◆ SOURCE DATA ◆
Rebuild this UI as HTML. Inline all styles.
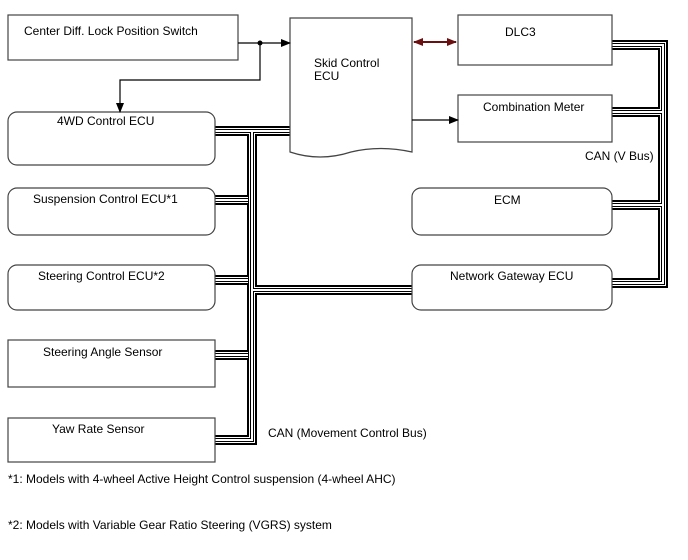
<!DOCTYPE html>
<html><head><style>
body{margin:0;background:#fff;}
svg{display:block;font-family:"Liberation Sans",sans-serif;font-size:12px;}
</style></head><body>
<svg width="688" height="560" viewBox="0 0 688 560" xmlns="http://www.w3.org/2000/svg">
<defs>
<marker id="ar" markerWidth="10" markerHeight="8" refX="9" refY="4" orient="auto" markerUnits="userSpaceOnUse"><path d="M0,0 L10,4 L0,8 z" fill="#000"/></marker>
<marker id="rr" markerWidth="10" markerHeight="8" refX="9" refY="4" orient="auto" markerUnits="userSpaceOnUse"><path d="M0,0 L10,4 L0,8 z" fill="#6b1010"/></marker>
<marker id="rl" markerWidth="10" markerHeight="8" refX="1" refY="4" orient="auto" markerUnits="userSpaceOnUse"><path d="M10,0 L0,4 L10,8 z" fill="#6b1010"/></marker>
<g id="bus" fill="none" stroke-linejoin="miter">
<path id="b" d="M290,131 H215 M252,131 V440 H215 M215,200 H248 M215,280 H248 M215,355 H248 M252,290 H412 M612,45 H663 V283 H612 M612,112 H663 M612,205 H663"/>
</g>
</defs>
<g fill="none">
<use href="#b" stroke="#000" stroke-width="10"/>
<use href="#b" stroke="#fff" stroke-width="6"/>
<use href="#b" stroke="#000" stroke-width="4"/>
<use href="#b" stroke="#fff" stroke-width="2"/>
</g>
<g fill="#fff" stroke="#444" stroke-width="1.2">
<rect x="8" y="15" width="230" height="45"/>
<rect x="458" y="15" width="154" height="50"/>
<rect x="458" y="95" width="154" height="47"/>
<rect x="8" y="112" width="207" height="53" rx="9"/>
<rect x="8" y="188" width="207" height="47" rx="9"/>
<rect x="8" y="265" width="207" height="45" rx="9"/>
<rect x="8" y="340" width="207" height="47"/>
<rect x="8" y="418" width="207" height="44"/>
<rect x="412" y="188" width="200" height="47" rx="9"/>
<rect x="412" y="265" width="200" height="45" rx="9"/>
<path d="M290,18 H412 V152 Q380,145 351,152 Q320,162 290,152 Z"/>
</g>
<g stroke="#000" stroke-width="1.2" fill="none">
<line x1="238" y1="43" x2="290" y2="43" marker-end="url(#ar)"/>
<path d="M260,43 V80 H120 V112" marker-end="url(#ar)"/>
<line x1="412" y1="120" x2="458" y2="120" marker-end="url(#ar)"/>
<line x1="414" y1="42" x2="456" y2="42" stroke="#6b1010" stroke-width="2" marker-start="url(#rl)" marker-end="url(#rr)"/>
</g>
<circle cx="260" cy="43" r="2.5" fill="#000"/>
<g fill="#000">
<text x="24" y="35">Center Diff. Lock Position Switch</text>
<text x="314" y="67">Skid Control</text>
<text x="314" y="80">ECU</text>
<text x="505" y="36">DLC3</text>
<text x="483" y="111">Combination Meter</text>
<text x="57" y="125">4WD Control ECU</text>
<text x="33" y="203">Suspension Control ECU*1</text>
<text x="38" y="280">Steering Control ECU*2</text>
<text x="43" y="356">Steering Angle Sensor</text>
<text x="52" y="433">Yaw Rate Sensor</text>
<text x="494" y="204">ECM</text>
<text x="450" y="280">Network Gateway ECU</text>
<text x="585" y="160">CAN (V Bus)</text>
<text x="268" y="437">CAN (Movement Control Bus)</text>
<text x="8" y="483">*1: Models with 4-wheel Active Height Control suspension (4-wheel AHC)</text>
<text x="8" y="529">*2: Models with Variable Gear Ratio Steering (VGRS) system</text>
</g>
</svg>
</body></html>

◆ WRITTEN PROBLEM ◆
The data should be printed again unchanged; leave its pictures out.

◆ CORRECT RESULT ◆
Rebuild this UI as HTML. Inline all styles.
<!DOCTYPE html>
<html><head><style>
body{margin:0;background:#fff;}
svg{display:block;font-family:"Liberation Sans",sans-serif;font-size:12px;}
</style></head><body>
<svg width="688" height="560" viewBox="0 0 688 560" xmlns="http://www.w3.org/2000/svg">
<defs>
<marker id="ar" markerWidth="10" markerHeight="8" refX="9" refY="4" orient="auto" markerUnits="userSpaceOnUse"><path d="M0,0 L10,4 L0,8 z" fill="#000"/></marker>
<marker id="rr" markerWidth="10" markerHeight="8" refX="9" refY="4" orient="auto" markerUnits="userSpaceOnUse"><path d="M0,0 L10,4 L0,8 z" fill="#6b1010"/></marker>
<marker id="rl" markerWidth="10" markerHeight="8" refX="1" refY="4" orient="auto" markerUnits="userSpaceOnUse"><path d="M10,0 L0,4 L10,8 z" fill="#6b1010"/></marker>
<g id="bus" fill="none" stroke-linejoin="miter">
<path id="b" d="M290,131 H215 M252,131 V440 H215 M215,200 H248 M215,280 H248 M215,355 H248 M252,290 H412 M612,45 H663 V283 H612 M612,112 H663 M612,205 H663"/>
</g>
</defs>
<g fill="none">
<use href="#b" stroke="#000" stroke-width="10"/>
<use href="#b" stroke="#fff" stroke-width="6"/>
<use href="#b" stroke="#000" stroke-width="4"/>
<use href="#b" stroke="#fff" stroke-width="2"/>
</g>
<g fill="#fff" stroke="#444" stroke-width="1.2">
<rect x="8" y="15" width="230" height="45"/>
<rect x="458" y="15" width="154" height="50"/>
<rect x="458" y="95" width="154" height="47"/>
<rect x="8" y="112" width="207" height="53" rx="9"/>
<rect x="8" y="188" width="207" height="47" rx="9"/>
<rect x="8" y="265" width="207" height="45" rx="9"/>
<rect x="8" y="340" width="207" height="47"/>
<rect x="8" y="418" width="207" height="44"/>
<rect x="412" y="188" width="200" height="47" rx="9"/>
<rect x="412" y="265" width="200" height="45" rx="9"/>
<path d="M290,18 H412 V152 Q380,145 351,152 Q320,162 290,152 Z"/>
</g>
<g stroke="#000" stroke-width="1.2" fill="none">
<line x1="238" y1="43" x2="290" y2="43" marker-end="url(#ar)"/>
<path d="M260,43 V80 H120 V112" marker-end="url(#ar)"/>
<line x1="412" y1="120" x2="458" y2="120" marker-end="url(#ar)"/>
<line x1="414" y1="42" x2="456" y2="42" stroke="#6b1010" stroke-width="2" marker-start="url(#rl)" marker-end="url(#rr)"/>
</g>
<circle cx="260" cy="43" r="2.5" fill="#000"/>
<g fill="#000">
<text x="24" y="35">Center Diff. Lock Position Switch</text>
<text x="314" y="67">Skid Control</text>
<text x="314" y="80">ECU</text>
<text x="505" y="36">DLC3</text>
<text x="483" y="111">Combination Meter</text>
<text x="57" y="125">4WD Control ECU</text>
<text x="33" y="203">Suspension Control ECU*1</text>
<text x="38" y="280">Steering Control ECU*2</text>
<text x="43" y="356">Steering Angle Sensor</text>
<text x="52" y="433">Yaw Rate Sensor</text>
<text x="494" y="204">ECM</text>
<text x="450" y="280">Network Gateway ECU</text>
<text x="585" y="160">CAN (V Bus)</text>
<text x="268" y="437">CAN (Movement Control Bus)</text>
<text x="8" y="483">*1: Models with 4-wheel Active Height Control suspension (4-wheel AHC)</text>
<text x="8" y="529">*2: Models with Variable Gear Ratio Steering (VGRS) system</text>
</g>
</svg>
</body></html>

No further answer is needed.